Go through the listing beneath this task and return every line that carries the string "matplotlib".

--- start of RECORDS FOR THE TASK ---

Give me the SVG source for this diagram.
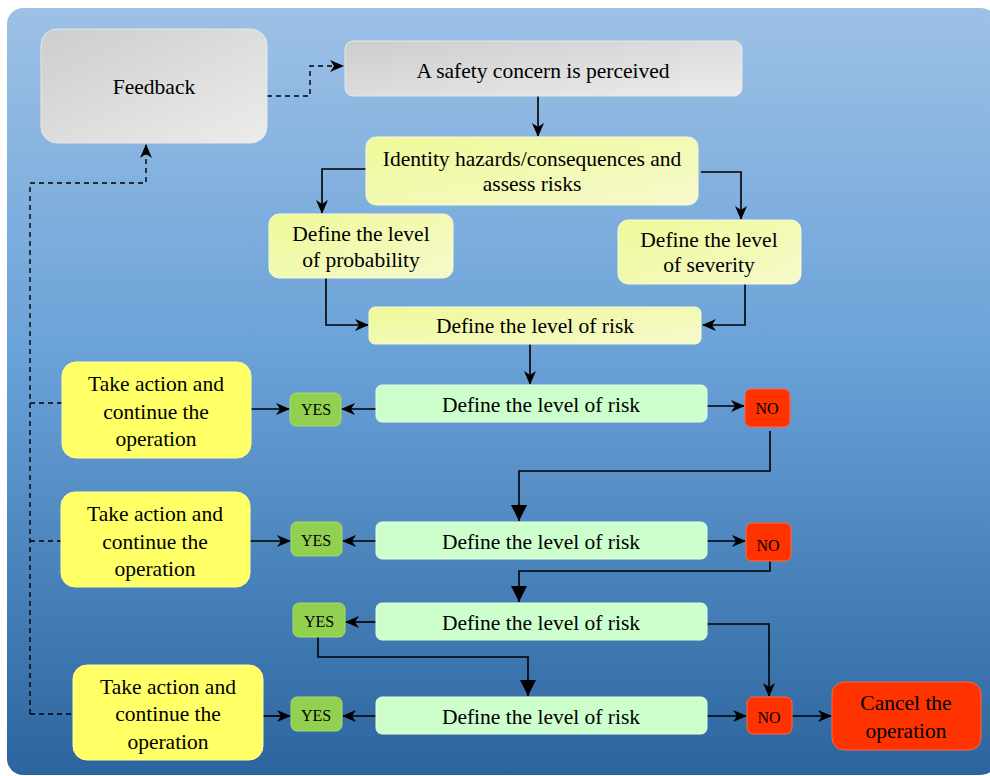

--- end of RECORDS FOR THE TASK ---
--- start of RECORDS FOR THE TASK ---

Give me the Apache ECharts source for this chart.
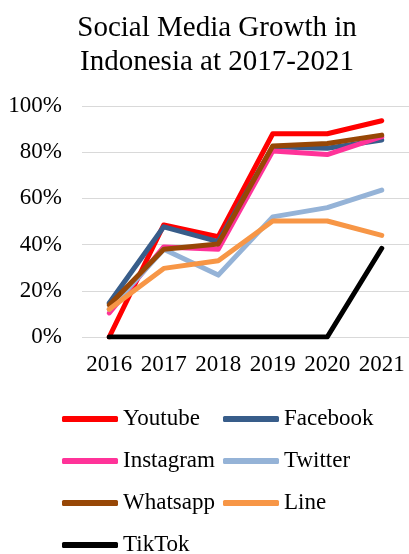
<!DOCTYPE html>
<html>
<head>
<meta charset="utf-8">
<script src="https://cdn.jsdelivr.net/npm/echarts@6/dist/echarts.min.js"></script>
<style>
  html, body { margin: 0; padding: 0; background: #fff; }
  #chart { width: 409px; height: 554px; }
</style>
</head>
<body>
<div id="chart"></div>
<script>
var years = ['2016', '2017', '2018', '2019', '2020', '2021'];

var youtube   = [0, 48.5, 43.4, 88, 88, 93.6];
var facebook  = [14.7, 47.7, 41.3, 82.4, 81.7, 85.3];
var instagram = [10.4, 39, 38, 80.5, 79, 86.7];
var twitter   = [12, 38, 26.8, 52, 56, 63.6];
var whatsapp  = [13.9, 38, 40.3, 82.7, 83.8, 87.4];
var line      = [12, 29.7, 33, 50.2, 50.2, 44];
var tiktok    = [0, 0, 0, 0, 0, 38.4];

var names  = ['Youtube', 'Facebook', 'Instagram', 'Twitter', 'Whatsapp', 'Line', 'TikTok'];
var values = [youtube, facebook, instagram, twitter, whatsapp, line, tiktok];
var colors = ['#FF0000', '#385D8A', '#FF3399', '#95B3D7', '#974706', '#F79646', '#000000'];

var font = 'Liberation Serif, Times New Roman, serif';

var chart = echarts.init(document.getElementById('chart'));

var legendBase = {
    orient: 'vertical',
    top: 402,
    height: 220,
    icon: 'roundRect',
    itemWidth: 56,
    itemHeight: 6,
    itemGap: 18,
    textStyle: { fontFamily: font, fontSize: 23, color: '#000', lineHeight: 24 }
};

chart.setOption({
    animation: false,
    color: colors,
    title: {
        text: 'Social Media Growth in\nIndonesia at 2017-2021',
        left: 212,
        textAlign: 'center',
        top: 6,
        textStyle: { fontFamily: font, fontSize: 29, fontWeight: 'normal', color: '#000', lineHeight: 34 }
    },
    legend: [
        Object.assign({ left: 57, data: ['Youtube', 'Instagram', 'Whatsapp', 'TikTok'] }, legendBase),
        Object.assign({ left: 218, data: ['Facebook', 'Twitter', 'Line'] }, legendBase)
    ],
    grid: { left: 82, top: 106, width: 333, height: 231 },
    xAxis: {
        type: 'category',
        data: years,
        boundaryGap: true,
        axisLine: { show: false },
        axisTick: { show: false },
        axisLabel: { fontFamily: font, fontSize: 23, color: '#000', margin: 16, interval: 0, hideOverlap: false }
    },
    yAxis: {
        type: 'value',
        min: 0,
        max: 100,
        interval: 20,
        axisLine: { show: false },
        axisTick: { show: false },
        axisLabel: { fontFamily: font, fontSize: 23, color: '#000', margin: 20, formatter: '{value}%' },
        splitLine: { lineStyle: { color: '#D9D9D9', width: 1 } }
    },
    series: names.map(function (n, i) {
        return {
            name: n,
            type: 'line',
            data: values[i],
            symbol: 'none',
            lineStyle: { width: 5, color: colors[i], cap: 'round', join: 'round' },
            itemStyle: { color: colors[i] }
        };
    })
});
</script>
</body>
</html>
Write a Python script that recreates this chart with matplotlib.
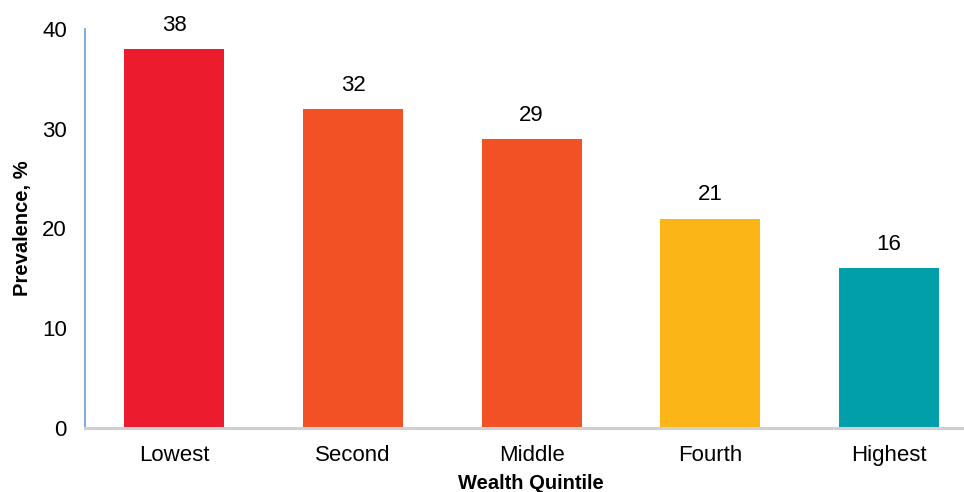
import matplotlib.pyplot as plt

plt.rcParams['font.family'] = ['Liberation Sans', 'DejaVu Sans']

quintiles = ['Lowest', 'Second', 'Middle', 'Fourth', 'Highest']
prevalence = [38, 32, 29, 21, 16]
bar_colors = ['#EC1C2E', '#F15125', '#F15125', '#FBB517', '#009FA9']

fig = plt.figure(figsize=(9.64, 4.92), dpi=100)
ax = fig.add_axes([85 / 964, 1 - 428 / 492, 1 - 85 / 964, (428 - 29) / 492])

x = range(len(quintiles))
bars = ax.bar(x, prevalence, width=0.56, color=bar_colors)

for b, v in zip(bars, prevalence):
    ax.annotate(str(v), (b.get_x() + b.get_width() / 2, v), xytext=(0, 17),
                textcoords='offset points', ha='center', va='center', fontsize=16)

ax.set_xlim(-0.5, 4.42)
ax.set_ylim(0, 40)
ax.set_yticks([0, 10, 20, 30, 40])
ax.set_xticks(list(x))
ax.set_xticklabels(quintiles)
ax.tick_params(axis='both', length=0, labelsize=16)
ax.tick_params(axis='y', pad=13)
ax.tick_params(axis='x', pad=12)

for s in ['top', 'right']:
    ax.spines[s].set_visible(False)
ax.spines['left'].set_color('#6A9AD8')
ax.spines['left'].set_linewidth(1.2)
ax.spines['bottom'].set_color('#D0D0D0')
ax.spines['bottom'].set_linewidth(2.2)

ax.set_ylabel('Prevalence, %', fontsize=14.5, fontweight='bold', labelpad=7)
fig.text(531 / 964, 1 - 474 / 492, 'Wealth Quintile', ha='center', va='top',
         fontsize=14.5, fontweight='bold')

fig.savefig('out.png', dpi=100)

--- end of RECORDS FOR THE TASK ---
--- start of RECORDS FOR THE TASK ---

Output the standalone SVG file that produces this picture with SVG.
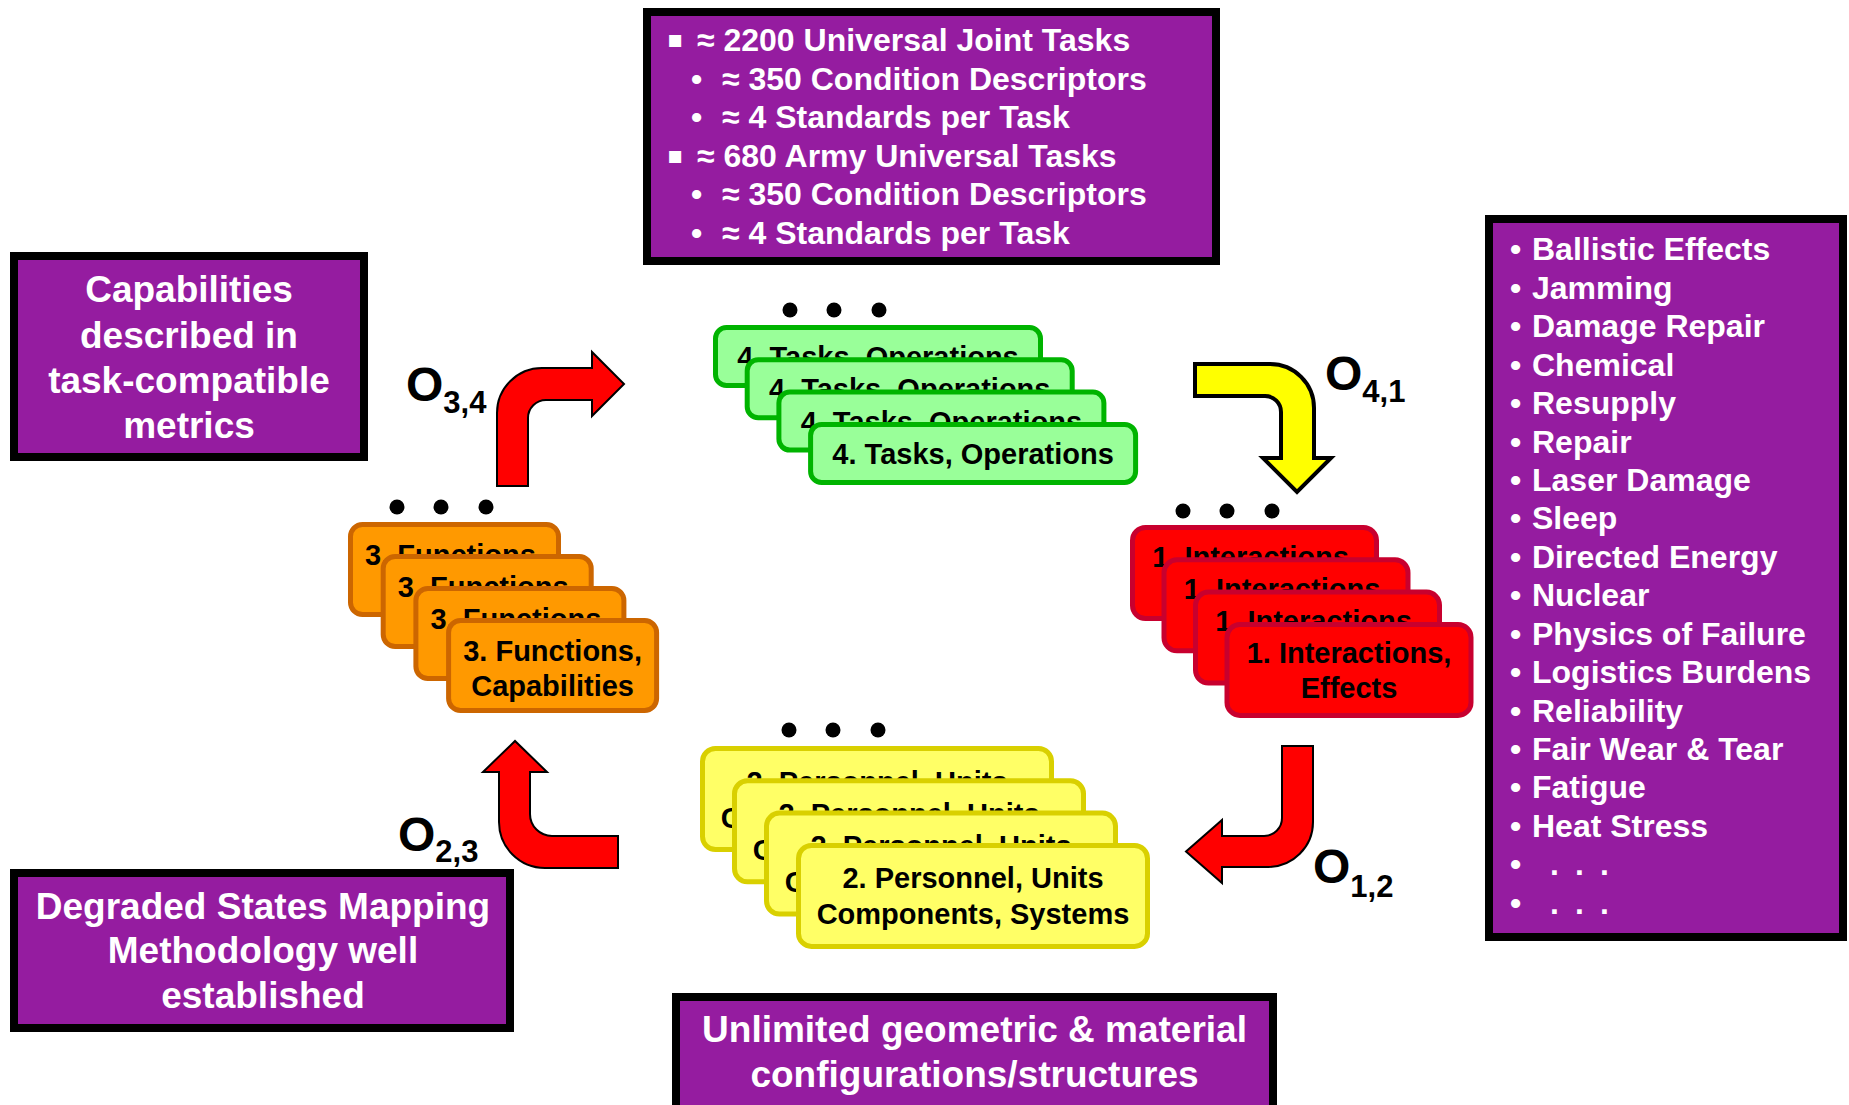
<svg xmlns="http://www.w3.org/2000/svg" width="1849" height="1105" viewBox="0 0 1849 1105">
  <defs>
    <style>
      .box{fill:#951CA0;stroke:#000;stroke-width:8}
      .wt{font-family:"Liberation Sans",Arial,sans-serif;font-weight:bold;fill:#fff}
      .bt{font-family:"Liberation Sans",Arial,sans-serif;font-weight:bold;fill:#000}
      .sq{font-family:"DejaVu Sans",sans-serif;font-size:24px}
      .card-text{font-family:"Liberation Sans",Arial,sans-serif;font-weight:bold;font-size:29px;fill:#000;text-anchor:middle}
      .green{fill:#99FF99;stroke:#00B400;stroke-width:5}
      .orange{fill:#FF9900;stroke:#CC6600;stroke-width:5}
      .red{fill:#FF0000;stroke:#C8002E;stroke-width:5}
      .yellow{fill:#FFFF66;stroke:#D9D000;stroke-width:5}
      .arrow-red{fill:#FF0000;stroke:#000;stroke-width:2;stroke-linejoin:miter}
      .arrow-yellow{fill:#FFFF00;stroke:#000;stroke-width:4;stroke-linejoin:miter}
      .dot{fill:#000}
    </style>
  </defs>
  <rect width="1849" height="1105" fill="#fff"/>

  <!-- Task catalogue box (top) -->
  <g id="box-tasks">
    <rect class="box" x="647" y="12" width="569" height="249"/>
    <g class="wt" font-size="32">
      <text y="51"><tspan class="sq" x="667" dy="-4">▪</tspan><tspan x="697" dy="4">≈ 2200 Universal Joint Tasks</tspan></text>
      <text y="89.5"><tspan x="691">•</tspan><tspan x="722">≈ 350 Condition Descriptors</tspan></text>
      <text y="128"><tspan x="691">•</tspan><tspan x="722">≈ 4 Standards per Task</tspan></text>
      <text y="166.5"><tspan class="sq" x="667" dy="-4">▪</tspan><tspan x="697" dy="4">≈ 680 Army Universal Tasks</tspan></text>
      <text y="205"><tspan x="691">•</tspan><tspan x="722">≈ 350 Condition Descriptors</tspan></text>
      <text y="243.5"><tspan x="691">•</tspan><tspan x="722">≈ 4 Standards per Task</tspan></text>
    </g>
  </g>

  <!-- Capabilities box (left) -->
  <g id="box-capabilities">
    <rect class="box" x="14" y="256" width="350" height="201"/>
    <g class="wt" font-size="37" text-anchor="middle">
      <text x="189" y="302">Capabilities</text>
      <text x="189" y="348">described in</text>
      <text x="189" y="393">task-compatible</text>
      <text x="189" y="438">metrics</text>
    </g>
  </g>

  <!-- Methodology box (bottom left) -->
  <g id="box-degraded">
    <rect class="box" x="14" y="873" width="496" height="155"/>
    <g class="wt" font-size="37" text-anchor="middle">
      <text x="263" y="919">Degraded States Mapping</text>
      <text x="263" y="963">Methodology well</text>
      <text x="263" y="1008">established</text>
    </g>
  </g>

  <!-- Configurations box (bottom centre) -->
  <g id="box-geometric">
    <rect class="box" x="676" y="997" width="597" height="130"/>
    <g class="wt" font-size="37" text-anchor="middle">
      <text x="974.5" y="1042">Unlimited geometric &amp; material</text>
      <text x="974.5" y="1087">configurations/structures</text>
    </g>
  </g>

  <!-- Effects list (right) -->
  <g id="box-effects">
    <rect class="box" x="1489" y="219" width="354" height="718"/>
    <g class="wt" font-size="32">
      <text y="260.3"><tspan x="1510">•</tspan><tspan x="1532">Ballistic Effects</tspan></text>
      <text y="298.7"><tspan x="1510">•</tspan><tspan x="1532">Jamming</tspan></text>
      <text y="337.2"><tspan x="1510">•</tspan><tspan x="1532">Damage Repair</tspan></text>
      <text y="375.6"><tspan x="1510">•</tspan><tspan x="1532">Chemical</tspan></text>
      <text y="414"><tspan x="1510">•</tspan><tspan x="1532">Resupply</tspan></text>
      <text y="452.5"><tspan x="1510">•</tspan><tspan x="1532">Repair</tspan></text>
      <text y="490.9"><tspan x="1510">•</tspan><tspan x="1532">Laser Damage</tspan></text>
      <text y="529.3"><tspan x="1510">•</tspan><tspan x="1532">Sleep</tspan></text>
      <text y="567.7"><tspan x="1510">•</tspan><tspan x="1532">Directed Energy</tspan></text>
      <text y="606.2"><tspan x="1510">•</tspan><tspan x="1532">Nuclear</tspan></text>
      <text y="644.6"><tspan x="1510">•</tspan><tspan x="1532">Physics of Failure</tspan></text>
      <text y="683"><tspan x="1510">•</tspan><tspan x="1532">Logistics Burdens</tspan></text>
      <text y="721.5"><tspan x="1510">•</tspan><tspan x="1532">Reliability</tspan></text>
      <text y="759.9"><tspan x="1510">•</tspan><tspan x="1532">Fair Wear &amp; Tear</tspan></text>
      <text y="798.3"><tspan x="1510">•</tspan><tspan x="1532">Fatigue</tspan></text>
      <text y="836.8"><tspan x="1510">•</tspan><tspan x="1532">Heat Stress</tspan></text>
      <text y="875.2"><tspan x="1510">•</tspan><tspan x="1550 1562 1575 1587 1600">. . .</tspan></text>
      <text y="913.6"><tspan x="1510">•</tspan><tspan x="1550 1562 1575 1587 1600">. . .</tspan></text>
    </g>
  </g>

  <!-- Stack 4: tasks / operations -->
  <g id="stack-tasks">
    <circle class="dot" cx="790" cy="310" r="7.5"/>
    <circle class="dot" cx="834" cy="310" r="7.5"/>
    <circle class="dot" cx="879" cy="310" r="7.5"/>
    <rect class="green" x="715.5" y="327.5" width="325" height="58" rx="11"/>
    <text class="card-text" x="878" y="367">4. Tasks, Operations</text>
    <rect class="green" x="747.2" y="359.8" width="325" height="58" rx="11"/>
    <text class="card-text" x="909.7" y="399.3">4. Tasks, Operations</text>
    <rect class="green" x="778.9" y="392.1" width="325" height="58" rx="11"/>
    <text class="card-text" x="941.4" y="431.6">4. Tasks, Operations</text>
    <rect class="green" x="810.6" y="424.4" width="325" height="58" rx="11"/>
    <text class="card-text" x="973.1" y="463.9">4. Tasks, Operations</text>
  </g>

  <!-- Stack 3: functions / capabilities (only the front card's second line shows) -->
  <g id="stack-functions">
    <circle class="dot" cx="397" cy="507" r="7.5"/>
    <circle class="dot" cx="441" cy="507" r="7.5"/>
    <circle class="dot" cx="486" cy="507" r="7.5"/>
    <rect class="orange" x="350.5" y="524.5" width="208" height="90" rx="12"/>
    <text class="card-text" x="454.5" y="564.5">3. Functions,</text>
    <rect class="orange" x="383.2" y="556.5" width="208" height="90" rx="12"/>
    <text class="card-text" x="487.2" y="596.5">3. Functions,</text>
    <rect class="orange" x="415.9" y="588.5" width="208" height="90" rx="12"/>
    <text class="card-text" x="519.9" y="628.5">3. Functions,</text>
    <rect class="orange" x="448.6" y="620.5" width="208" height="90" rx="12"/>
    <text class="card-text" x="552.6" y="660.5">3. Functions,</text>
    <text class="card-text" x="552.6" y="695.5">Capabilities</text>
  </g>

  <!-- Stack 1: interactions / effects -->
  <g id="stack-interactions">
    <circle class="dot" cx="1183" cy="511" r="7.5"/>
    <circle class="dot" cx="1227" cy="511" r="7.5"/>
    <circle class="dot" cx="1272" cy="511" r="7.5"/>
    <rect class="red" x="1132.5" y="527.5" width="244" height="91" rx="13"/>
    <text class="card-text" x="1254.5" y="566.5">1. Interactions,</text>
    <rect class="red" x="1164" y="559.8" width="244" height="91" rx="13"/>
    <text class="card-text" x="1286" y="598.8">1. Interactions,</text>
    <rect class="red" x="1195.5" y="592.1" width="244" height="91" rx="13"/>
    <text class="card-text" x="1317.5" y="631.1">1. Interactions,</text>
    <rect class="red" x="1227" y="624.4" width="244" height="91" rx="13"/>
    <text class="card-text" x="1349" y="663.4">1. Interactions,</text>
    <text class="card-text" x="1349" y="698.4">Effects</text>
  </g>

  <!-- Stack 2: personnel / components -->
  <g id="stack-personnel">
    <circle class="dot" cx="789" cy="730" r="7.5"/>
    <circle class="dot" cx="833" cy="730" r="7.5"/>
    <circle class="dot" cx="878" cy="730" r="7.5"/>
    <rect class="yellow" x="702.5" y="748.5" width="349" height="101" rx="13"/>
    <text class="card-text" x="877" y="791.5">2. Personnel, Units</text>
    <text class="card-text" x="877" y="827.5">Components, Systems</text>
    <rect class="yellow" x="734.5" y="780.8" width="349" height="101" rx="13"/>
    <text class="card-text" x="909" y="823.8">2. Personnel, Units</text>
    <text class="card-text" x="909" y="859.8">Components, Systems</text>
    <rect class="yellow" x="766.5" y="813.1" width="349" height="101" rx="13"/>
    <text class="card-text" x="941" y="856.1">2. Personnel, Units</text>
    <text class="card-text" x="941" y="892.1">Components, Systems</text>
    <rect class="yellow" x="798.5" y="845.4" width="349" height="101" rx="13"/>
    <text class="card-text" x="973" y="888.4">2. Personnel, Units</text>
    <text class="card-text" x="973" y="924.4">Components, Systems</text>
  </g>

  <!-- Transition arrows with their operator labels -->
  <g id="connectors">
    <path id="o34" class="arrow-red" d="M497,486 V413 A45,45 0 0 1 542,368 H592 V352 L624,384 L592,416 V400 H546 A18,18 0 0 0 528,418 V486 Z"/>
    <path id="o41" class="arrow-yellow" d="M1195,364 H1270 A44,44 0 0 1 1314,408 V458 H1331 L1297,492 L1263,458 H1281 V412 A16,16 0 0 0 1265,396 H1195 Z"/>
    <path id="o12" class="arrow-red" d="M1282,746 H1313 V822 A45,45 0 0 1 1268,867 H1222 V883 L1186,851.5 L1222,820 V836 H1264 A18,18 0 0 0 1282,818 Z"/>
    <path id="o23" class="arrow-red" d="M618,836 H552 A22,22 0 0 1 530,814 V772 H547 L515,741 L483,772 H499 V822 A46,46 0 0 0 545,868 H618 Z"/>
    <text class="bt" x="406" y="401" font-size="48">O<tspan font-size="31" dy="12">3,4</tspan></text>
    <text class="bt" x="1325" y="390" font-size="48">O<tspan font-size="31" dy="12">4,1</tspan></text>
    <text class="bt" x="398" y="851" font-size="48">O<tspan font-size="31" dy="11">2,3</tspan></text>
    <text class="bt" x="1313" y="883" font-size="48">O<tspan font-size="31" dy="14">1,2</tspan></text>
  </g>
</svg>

--- end of RECORDS FOR THE TASK ---

ANSWER FOR THIS EXERCISE
Write a Python script that recreates this chart with matplotlib.
import matplotlib.pyplot as plt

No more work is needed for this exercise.